I am proceeding with option 1c from the attached hackmd document.
I have tested the removal of a remote across multiple plugins (pulp_file, pulp_rpm, pulp_python); and, only in pulp_file was a runtime error raised when a publication was getting created without remote artifacts. In the pulp_file repository, I will adjust the code to gracefully handle these kinds of scenarios (just in case):
pulpcore-worker[157321]: result = func(*args, **kwargs)
pulpcore-worker[157321]: File "/home/vagrant/devel/pulp_file/pulp_file/app/tasks/publishing.py", line 43, in publi>
pulpcore-worker[157321]: manifest.write(populate(publication))
pulpcore-worker[157321]: File "/home/vagrant/devel/pulp_file/pulp_file/manifest.py", line 133, in write
pulpcore-worker[157321]: for entry in entries:
pulpcore-worker[157321]: File "/home/vagrant/devel/pulp_file/pulp_file/app/tasks/publishing.py", line 79, in popul>
pulpcore-worker[157321]: digest=artifact.sha256,
@ipanova, thanks for sharing the reference to another issue. It seems like one change can close both the issues.

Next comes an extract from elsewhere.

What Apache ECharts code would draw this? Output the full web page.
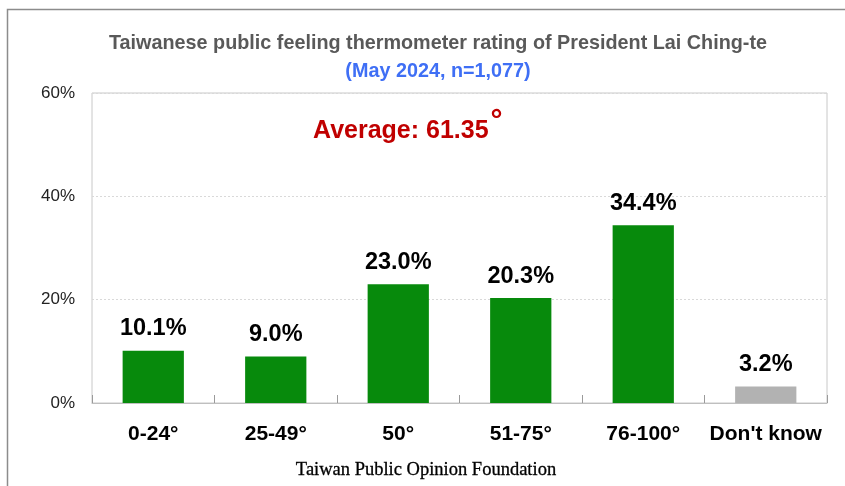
<!DOCTYPE html>
<html>
<head>
<meta charset="utf-8">
<script src="https://cdn.jsdelivr.net/npm/echarts@6/dist/echarts.min.js"></script>
<style>
  html, body { margin: 0; padding: 0; background: #fff; }
  #chart { width: 845px; height: 486px; }
</style>
</head>
<body>
<div id="chart"></div>
<script>
// data
var categories = ['0-24°', '25-49°', '50°', '51-75°', '76-100°', "Don't know"];
var shares = [10.1, 9.0, 23.0, 20.3, 34.4, 3.2];
var barColors = ['#078A0C', '#078A0C', '#078A0C', '#078A0C', '#078A0C', '#B2B2B2'];
var yTicks = [0, 20, 40, 60];

var font = '"Liberation Sans Narrow", "Liberation Sans", Arial, sans-serif';

var chart = echarts.init(document.getElementById('chart'), null, { renderer: 'canvas' });

var option = {
    backgroundColor: '#fff',
    animation: false,
    title: [{
        text: 'Taiwanese public feeling thermometer rating of President Lai Ching-te',
        left: 433, top: 29, textAlign: 'center',
        textStyle: { fontFamily: font, fontSize: 19.8, fontWeight: 'bold', color: '#595959' }
    }, {
        text: '(May 2024, n=1,077)',
        left: 433, top: 57, textAlign: 'center',
        textStyle: { fontFamily: font, fontSize: 19.8, fontWeight: 'bold', color: '#3F6FF5' }
    }, {
        text: 'Taiwan Public Opinion Foundation',
        left: 421, top: 456, textAlign: 'center',
        textStyle: { fontFamily: '"Liberation Serif", "DejaVu Serif", serif', fontSize: 18.5, fontWeight: 'normal', color: '#000',
            textBorderColor: '#000', textBorderWidth: 0.3 }
    }],
    graphic: [{
        type: 'rect',
        shape: { x: 7.5, y: 9.5, width: 860, height: 500 },
        style: { fill: 'none', stroke: '#8c8c8c', lineWidth: 1.5 },
        silent: true
    }, {
        type: 'text',
        left: 313, top: 107,
        style: {
            text: '{a|Average: 61.35}{b|°}',
            rich: {
                a: { fontFamily: font, fontSize: 25, fontWeight: 'bold', fill: '#C00000' },
                b: { fontFamily: font, fontSize: 30, fontWeight: 'bold', fill: '#C00000', verticalAlign: 'top', padding: [-12, 0, 0, 2] }
            }
        }
    }],
    grid: { left: 92, right: 18, top: 93, bottom: 83, show: true, borderColor: '#c8c8c8', borderWidth: 1 },
    xAxis: {
        type: 'category',
        data: categories,
        axisLine: { lineStyle: { color: '#bfbfbf' } },
        axisTick: { show: true, inside: true, length: 8, interval: 0, lineStyle: { color: '#9a9a9a' } },
        axisLabel: { interval: 0, fontFamily: font, fontSize: 21, fontWeight: 'bold', color: '#000', margin: 21 }
    },
    yAxis: {
        type: 'value',
        min: yTicks[0], max: yTicks[yTicks.length - 1], interval: 20,
        axisLine: { show: false },
        axisTick: { show: false },
        axisLabel: { fontFamily: font, fontSize: 17, color: '#222', margin: 17, formatter: '{value}%' },
        splitLine: { lineStyle: { color: '#d9d9d9', type: [2, 2] } }
    },
    series: [{
        type: 'bar',
        barWidth: '50%',
        data: shares.map(function (v, i) {
            return { value: v, itemStyle: { color: barColors[i] } };
        }),
        label: {
            show: true, position: 'top', distance: 10,
            fontFamily: font, fontSize: 23.5, fontWeight: 'bold', color: '#000',
            formatter: function (p) { return p.value.toFixed(1) + '%'; }
        }
    }]
};

chart.setOption(option);
</script>
</body>
</html>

This work is put on hold until we resolve a more significant issue: https://github.com/pulp/pulpcore/issues/3212
Add a section to the documentation about deleting remotes and hazards of moving on-demand content around between repositories.
Author: @dralley (dalley)
Redmine Issue: 8305, https://pulp.plan.io/issues/8305
The deletion of the Remote deletes the RemoteArtifacts, leaving behind ContentArtifact attached to neither Artifacts nor Remotes, making them effectively corrupted and unpublishable.
This is more pernicious because content units can move throughout repositories, and if the remote is ever deleted, every repo can be broken at once with no safeguards.